OK, that makes total sense to me for SPDIF. I think you mentioned somewhere before that the USB input actually relays SPDIF (inc DoP) to the FPGA, yes?
With PCM over I2S, you mention “first high clock after a low clock”. Which clock line are you referring to there? Can you get away with just two lines coming into the FPGA: L/R clock and data?
And last one, is there a standard way to encode DSD on I2S lines? I have been searching but can’t find one. Mostly wondering what kind of patterns you’d be looking for to detect native DSD and whether those same two lines would be sufficient.
USB and the bridge send I2S to the FPGA. The FPGA sees 4 I2S inputs and 3 S/PDIF like inputs.
I2S has a master clock (which we don’t use at all), a bit clock, L/R clock and data. There’s no advantage to reverse engineering clock transitions from the data/L/R clock, tho it could be done. We don’t look at the edges of the clock so we’d be getting the same info from data/LR but with extra work.
There’s a semi standard - some ESS chips can accept raw DSD over the same digital input lines as they do I2S. Since many people just echo those pins to the interface there are more and more devices which advertise raw DSD support over their I2S inputs. We switched around the NPC and DS to use those pinouts when Jesus pointed out that we were “backwards”.
The L/R clock has a very precise waveshape that’s definitely different than a channel of DSD data. Once again you could infer the DSD clock from the left and right channels, but there’s no reason to not watch sampled clock transitions (as opposed to clock edges.)
My DS has an empty expansion slot (sorry, the current Bridge isn’t appealing to me) so of course I’m wondering about what other things could theoretically occupy that space in the future.
If you’re willing and able to say…
How many signal lines from the expansion port currently carry I2S to the FPGA? (Physical traces, even if not processed such as the MCLK.)

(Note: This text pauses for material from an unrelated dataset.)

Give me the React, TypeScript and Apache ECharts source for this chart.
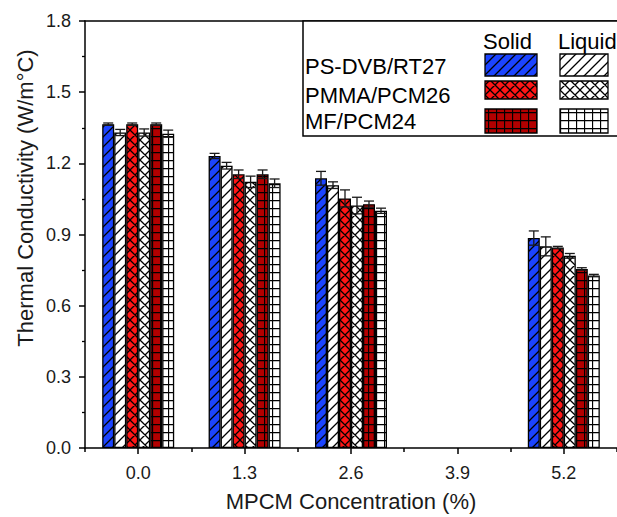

What is the maximum baud rate each of those lines could carry?
Just in case you’re concerned about what I have in mind, I’m wondering whether those same lines could be used for multiple additional SPDIF inputs, and if so then at what rate. I think we’d need about 45MHz to carry DSD128 as DoP in raw SPDIF, which is probably asking too much.
Obviously the other option is to have SPDIF decoded to I2S on the expansion card. But direct lines might be cheaper and simpler if they worked…
Any such changes would require new FPGA release which isn’t as simple as one would like.
Anyway there are three wires from the bridge expansion slot that make it to the FPGA. (The MCLK is just terminated in hardware and doesn’t go to the FPGA.)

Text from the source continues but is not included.